We work hard in my class on developing an ease at conversing. It isn’t natural for many people, including me I’ll admit, so why would we expect it to be so for our students? This semester I have a new crop of Grade 10’s, 30 students who are in my class for the first time. When I asked what it is they want to many of them wrote ‘have a regular conversation in Japanese.” My job is to have them meet that challenge. I’ve written before about extending conversation skills using ‘follow-up questions’ and this group needed a way to jump-start their ability in this area.
So I invented the ‘Follow Up Question’ game….my fancy title for essentially practicing conversations!
What You Need
- Question Cards- a set of follow-up questions in the Target Language. I input the phrases I want into Quizlet – then print out the ‘large’ flashcards on coloured paper and cut them out . My initial ones are shown on the right.
- Students – in pairs – initially of your choosing then eventually their own
- An ’emergency sheet’ (list) with the questions/answers already matched (upside down on the desk)
Initial Round (First Day)
- These words are not new to them so I have students match the English and TL cards – then mix them up and spend 3-4 minutes quizzing each other.
- Have the students separate the cards again into two piles – and select the TL pile (put the English aside)
- Student 1 begins with a simple phrase such as “I’m going shopping”
- Student 2 pulls a card from the pile such as “When?” and Student 1 thinks of an answer that fits
- Student 2 then pulls a second card – perhaps “Where at?” and it continues
- Students run through the ‘stack’ of question cards then switch roles
- They will run through this with 3 or 4 different partners – experiencing asking/answering a number of times – and be encouraged to change their ‘starting phrase’ a couple of times
Recognizing Appropriate Questions – Sometimes the follow-up question a student draws doesn’t work. For example if you are shopping at the mall then “Where to?” isn’t appropriate. Students know that if a question is not usable they are to tell their partner that. It sharpens skills and awareness around the questions – and to be honest they love it when they say “No – that one won’t work!” in the target language.

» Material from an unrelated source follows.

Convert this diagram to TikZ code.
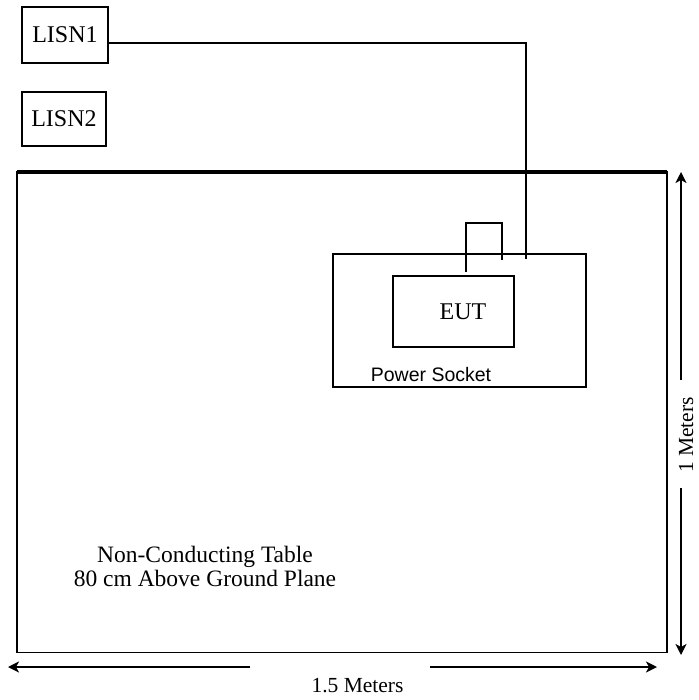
\documentclass[tikz,border=0pt]{standalone}
\usepackage{fontspec}
\setmainfont{Liberation Serif}
\newfontfamily\socketfont{Liberation Sans}
\usetikzlibrary{arrows.meta,positioning}

\begin{document}
\begin{tikzpicture}[
    x=1pt, y=-1pt,
    every node/.style={font=\fontsize{24}{24}\selectfont},
    box/.style={draw, line width=1.9pt, inner sep=0pt},
    wire/.style={line width=1.9pt},
    dim/.style={-{Stealth[length=11pt, width=11pt, inset=3pt]}, line width=1.9pt},
    dimlabel/.style={font=\fontsize{21.5}{22}\selectfont, inner sep=0pt}
]
\useasboundingbox (0,0) rectangle (698,700);

% LISNs
\node[box, minimum width=86pt, minimum height=56pt] (lisn1) at (65,35) {LISN1};
\node[box, minimum width=84pt, minimum height=54pt] (lisn2) at (64,119) {LISN2};

% table
\draw[wire] (17,172) rectangle (666.7,652.5);
\draw[line width=4pt] (17,172) -- (666.7,172);
\node[align=center, font=\fontsize{23.5}{24}\selectfont] (table) at (205,566) {Non-Conducting Table\\80 cm Above Ground Plane};

% power socket and EUT
\node[box, minimum width=253pt, minimum height=133pt] (socket) at (459.5,320.5) {};
\node[font=\socketfont\fontsize{19.5}{20}\selectfont] (socketlabel) at (431,375) {Power Socket};
\node[box, minimum width=121pt, minimum height=71pt] (eut) at (453.5,311.5) {\hspace*{19pt}EUT};

\coordinate (plugA) at (525.7,259);
\coordinate (plugB) at (501.7,260);
\draw[wire] ([yshift=-8pt]lisn1.east) -| (plugA);
\draw[wire] ([xshift=12.2pt, yshift=3pt]eut.north) |- ++(36,-49) -- (plugB);

% dimensions
\node[dimlabel] (width) at (357.5,686) {1.5 Meters};
\node[dimlabel, rotate=90] (height) at (686,435) {1 Meters};
\coordinate (wl) at (250,667);
\coordinate (wr) at (430,667);
\coordinate (ht) at (681,380);
\coordinate (hb) at (681,488);
\draw[dim] (wl) -- (8,667);
\draw[dim] (wr) -- (657,667);
\draw[dim] (ht) -- (681,172);
\draw[dim] (hb) -- (681,655);
\end{tikzpicture}
\end{document}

Assisting in Comprehension – Not every student will remember all of the questions initially. So we also practice helping each other understand. If the question is asked and it isn’t understood then the student asking knows that, if they understand it, they are to try to assist by giving a sample answer. For example if their partner doesn’t understand/know how to answer “Who with?” they can use “For example ‘with a friend’ ‘by yourself'” to help their partner clue in. If the both students don’t understand they can peek at the emergency sheet.
Later Round (Second Day) – I employ the same strategy, and start with a quick warmup with the cards. Then they are paired with new partners, but now use the pile of cards in English. Again we rotate through 3 or 4 partners. Students are encouraged to change up their ‘starting phrase’ at least once during the time of the activity.
Later On (Third Day etc) – Again we start with a partner and a quick warmup. Then the cards are put away (an emergency sheet is on the desk if needed). We rotate through 2 or 3 partners, switching up the starting phrase. At the end of the time students have an opportunity to record the questions on their conversation phrase sheet that they keep in their binder.
Finally – No cards are provided at all (the questions are on a sheet the student knows how to access). Instead of the student providing the initial phrase students may start the class with a question on the screen (from me) like “Ask your partner what they are doing after school? Where? When? Why…etc!” And they are off – with great questions that allow them to dig for details. As the semester progresses we find new questions to add to our ‘follow-up’ list.
Taking the time to help them develop their questioning skills pays off when the room is alive with conversation. My job at that point is to get out the way and let them talk!